The majority of accounting firms in Australia would still suggest that hourly billing is their primary pricing strategy. The majority of accounting firms have also acknowledged that introducing cloud technology into their firm is part of their future within the next 12 to 24 months. And this will be the cause of death for hourly billing. As skilled accounting and bookkeeping technicians, your knowledge and expertise should not be measured on time. The outcome of the work completed is what you’ll want to start focusing on. You’ll spend more time focusing on the added value you can bring to these client relationships – time focused on insightful data and how to articulate it to your client in a language that they can understand.

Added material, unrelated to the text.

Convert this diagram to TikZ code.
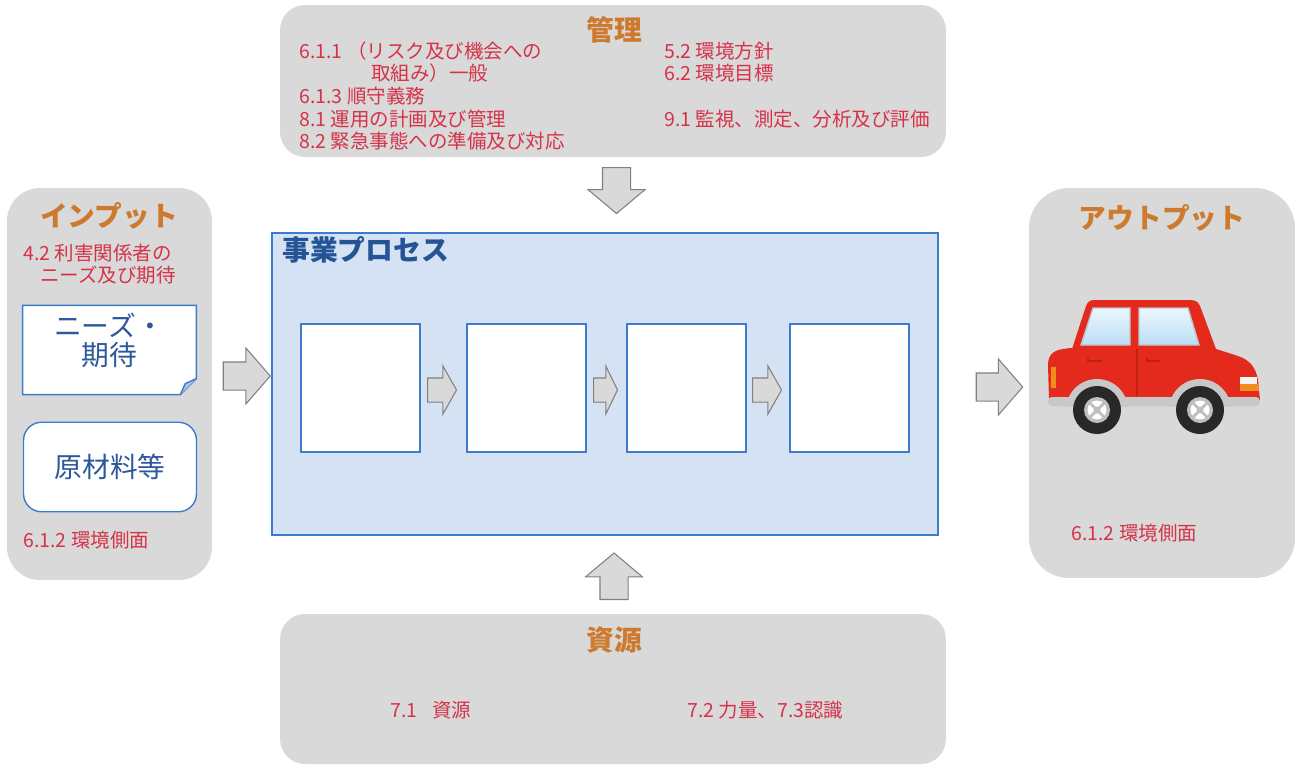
\documentclass[tikz,border=0pt]{standalone}
\usepackage{fontspec}
\setmainfont{Noto Sans CJK JP}
\usetikzlibrary{shapes.arrows, positioning, calc}
\definecolor{boxgray}{RGB}{217,217,217}
\definecolor{headorange}{RGB}{205,122,46}
\definecolor{itemred}{RGB}{214,50,72}
\definecolor{lineblue}{RGB}{60,124,204}
\definecolor{procfill}{RGB}{212,226,244}
\definecolor{proctitle}{RGB}{36,84,150}
\definecolor{notetext}{RGB}{44,88,158}
\definecolor{foldblue}{RGB}{170,196,235}
\definecolor{arrowgray}{RGB}{128,128,128}
\definecolor{carred}{RGB}{228,42,28}
\definecolor{cardark}{RGB}{196,30,20}
\definecolor{glasstop}{RGB}{236,247,253}
\definecolor{glassbot}{RGB}{186,222,244}
\definecolor{glassedge}{RGB}{190,196,204}
\definecolor{stripgray}{RGB}{200,200,200}
\definecolor{tireblack}{RGB}{40,40,40}
\definecolor{hubgray}{RGB}{190,190,190}
\definecolor{lamporange}{RGB}{242,140,30}

\begin{document}
\begin{tikzpicture}[x=0.02cm, y=-0.02cm,
  panel/.style={fill=boxgray, inner sep=0pt, outer sep=0pt},
  head/.style={font=\fontsize{15.8}{18}\selectfont\bfseries, text=headorange, inner sep=0pt},
  item/.style={font=\fontsize{11.1}{13}\selectfont, text=itemred, anchor=west, inner sep=0pt},
  inbox/.style={draw=lineblue, line width=0.8pt, fill=white, inner sep=0pt,
    font=\fontsize{15.8}{16.5}\selectfont, text=notetext},
  stepbox/.style={draw=lineblue, line width=0.8pt, fill=white, inner sep=0pt,
    minimum width=23.8mm, minimum height=25.6mm},
  blockarrow/.style={single arrow, draw=arrowgray, fill=boxgray, line width=0.6pt,
    anchor=tail, inner xsep=0pt, single arrow head indent=0pt},
  bigarrow/.style={blockarrow, inner ysep=2.7mm, single arrow head extend=2.8mm,
    minimum height=9.4mm, single arrow tip angle=98},
  uparrow/.style={blockarrow, inner ysep=0pt, inner xsep=2.7mm, single arrow head extend=2.9mm,
    minimum height=9.3mm, single arrow tip angle=100},
  smallarrow/.style={blockarrow, inner ysep=2.3mm, single arrow head extend=2.4mm,
    single arrow tip angle=121, minimum height=5.8mm},
]
\fill[white] (0,0) rectangle (1298,765);
\useasboundingbox (0,0) rectangle (1298,765);

% panels
\node[panel, rounded corners=5mm, minimum width=133.2mm, minimum height=30.4mm] (ctrl) at (613,81) {};
\node[panel, rounded corners=6.6mm, minimum width=41mm, minimum height=78.4mm] (input) at (109.5,384) {};
\node[panel, rounded corners=8mm, minimum width=53.2mm, minimum height=78mm] (output) at (1162,383) {};
\node[panel, rounded corners=5mm, minimum width=133.2mm, minimum height=30mm] (res) at (613,689) {};
\node[draw=lineblue, line width=0.8pt, fill=procfill, inner sep=0pt, minimum width=133.2mm, minimum height=60.4mm] (proc) at (605,384) {};

% titles
\node[head] (ctrltitle) at (614,30) {管理};
\node[head] (inputtitle) at (109,216) {インプット};
\node[head] (outputtitle) at (1162,218) {アウトプット};
\node[head] (restitle) at (614,640) {資源};
\node[head, text=proctitle, anchor=west] (proctitle) at (282,250) {事業プロセス};

\node[item] (c611) at (299,51) {6.1.1 （リスク及び機会への};
\node[item] (c611b) at (371,73) {取組み）一般};
\node[item] (c613) at (299,96) {6.1.3 順守義務};
\node[item] (c81) at (299,119) {8.1 運用の計画及び管理};
\node[item] (c82) at (299,141) {8.2 緊急事態への準備及び対応};
\node[item] (c52) at (664,51) {5.2 環境方針};
\node[item] (c62) at (664,73) {6.2 環境目標};
\node[item] (c91) at (664,119) {9.1 監視、測定、分析及び評価};

\node[item] (i42) at (23,253) {4.2 利害関係者の};
\node[item] (i42b) at (40,275) {ニーズ及び期待};
\node[item] (i612) at (23,540) {6.1.2 環境側面};
\node[item] (o612) at (1071,533) {6.1.2 環境側面};
\node[item] (r71) at (390,710) {7.1\hspace{0.75em}資源};
\node[item] (r72) at (687,710) {7.2 力量、7.3認識};

% inputs
\node[inner sep=0pt, minimum width=34.6mm, minimum height=17.7mm] (needs) at (109.5,350) {};
\draw[lineblue, line width=0.8pt, fill=white] (needs.north west) -- (needs.north east)
  -- ($(needs.south east)+(0,-16)$) -- ($(needs.south east)+(-16,0)$) -- (needs.south west) -- cycle;
\draw[lineblue, line width=0.8pt, fill=foldblue] ($(needs.south east)+(-16,0)$)
  -- ($(needs.south east)+(-11,-11)$) -- ($(needs.south east)+(0,-16)$);
\node[font=\fontsize{15.8}{16.5}\selectfont, text=notetext, align=center, inner sep=0pt] (needstext) at (109,340) {ニーズ・\\期待};
\node[inbox, rounded corners=3.6mm, minimum width=34.6mm, minimum height=17.9mm] (material) at (110,467) {原材料等};

% process steps
\node[stepbox] (step1) at (360.5,388) {};
\node[stepbox] (step2) at (526.5,388) {};
\node[stepbox] (step3) at (686.5,388) {};
\node[stepbox] (step4) at (849.5,388) {};
\node[smallarrow] (go1) at (427,390) {};
\node[smallarrow, minimum height=4.8mm, single arrow tip angle=128] (go2) at (593,390) {};
\node[smallarrow] (go3) at (752,390) {};

% block arrows
\node[bigarrow] (toproc) at (222.7,376) {};
\node[uparrow, minimum height=9.2mm, shape border rotate=270] (fromctrl) at (616.5,167) {};
\node[uparrow, shape border rotate=90] (fromres) at (614,600) {};
\node[bigarrow, minimum height=9.3mm] (toout) at (975.7,387) {};

% car
\fill[carred] (1072,349) -- (1086,306) .. controls (1088,301) and (1090,300) .. (1096,300)
  -- (1190,300) .. controls (1196,300) and (1198,302) .. (1200,306) -- (1216,349) -- cycle;
\fill[carred] (1049,400) -- (1048,365) .. controls (1048,352) and (1056,349) .. (1072,348)
  -- (1213,348) -- (1238,356) .. controls (1250,360) and (1256,368) .. (1258,380) -- (1260,400) -- cycle;
\shade[top color=glasstop, bottom color=glassbot, draw=glassedge, line width=0.8pt]
  (1093,308) -- (1130,308) -- (1130,345) -- (1081,345) -- cycle;
\shade[top color=glasstop, bottom color=glassbot, draw=glassedge, line width=0.8pt]
  (1139,308) -- (1188,308) -- (1199,345) -- (1139,345) -- cycle;
\draw[cardark, line width=0.6pt] (1137,349) -- (1137,396);
\draw[cardark, line width=0.6pt] (1088,358) -- (1088,361) -- (1102,361);
\draw[cardark, line width=0.6pt] (1147,358) -- (1147,361) -- (1160,361);
\fill[lamporange] (1051,367) rectangle (1056,388);
\fill[white!92!gray] (1240,377) rectangle (1257,384);
\fill[lamporange] (1240,384) rectangle (1259,391);
\fill[stripgray, rounded corners=0.8mm] (1048,397) rectangle (1260,406);
\begin{scope}
  \clip (1040,340) rectangle (1270,406);
  \fill[stripgray] (1097,410) circle (31);
  \fill[stripgray] (1200,410) circle (31);
\end{scope}
\foreach \cx in {1097,1200} {
  \fill[tireblack] (\cx,410) circle (24);
  \fill[hubgray] (\cx,410) circle (13);
  \fill[white] (\cx,410) circle (9.5);
  \draw[hubgray, line width=1.6pt] (\cx,410) ++(-8,-8) -- ++(16,16);
  \draw[hubgray, line width=1.6pt] (\cx,410) ++(8,-8) -- ++(-16,16);
  \fill[hubgray] (\cx,410) circle (3.5);
}
\end{tikzpicture}
\end{document}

Moving away from hourly billing will force your firm to rethink your go-to market strategy. This, ladies and gentlemen, is a step into the future.

The future of pricing strategies for the accounting industry lies in value-based packaging or pricing, which has been a debated topic as accounting and bookkeeping firms have found it difficult to move to a new pricing strategy, often causing them to fall back to the comfort of hourly billing.

Mark Wickersham, value pricing author, says “I’ve found that accounting and bookkeeping firms find moving to value pricing difficult. I think it is now widely accepted amongst the accounting profession that time-based billing has got to go and that we have to switch to value pricing. But increasingly firms are saying to me 'This is so hard, we don’t know how to do it'.

“Firstly, value is very subjective. It’s very difficult, if not impossible, to put any sort of quantification on value. Secondly, to make it even worse, everybody values things differently. So when you are trying to value price your tax return service, for example, you are faced with the problem that every single client you talk to places a different value on you doing their tax return. That is why value pricing is hard.”

Michael Young, a New Zealand accountant, worked with Mark on moving away from hourly billing and into value pricing. Here are a few of his key learnings:

- Value price, don’t price on time

- Offer up-front fixed prices to give clients price certainty – no surprise bills

- Explain the value of services offered

- Link the value to the price

- Offer a suite of services that gives clients choices that meet their needs

- Only offer services you have the competence to offer, so you don’t under-deliver

- Maintain close professional relationships with clients – be visible, contactable and connected

- Offer the occasional freebie

- Express appreciation that they are value clients

Cloud technology will see the beginning of the end for hourly billing methods. How long it takes to see the demise will be determined by firms’ willingness to explore this pricing strategy and the impact it can have on their business. Through the laws of cause and effect, you’ll understand that as we adapt and change the dynamics of accounting firms this will have effects in other areas. In this case, it’s impacting billable time, which will soon be a term long forgotten. If firms can focus on one thing, Guy Pearson, chief ignitioneer at Practice Ignition, suggests it should be to “add value for your clients, your lifeblood. Your clients fund your business, so don’t over-promise and under-deliver. Ask them regularly what they want and don’t be afraid to follow up with them to see how they are”.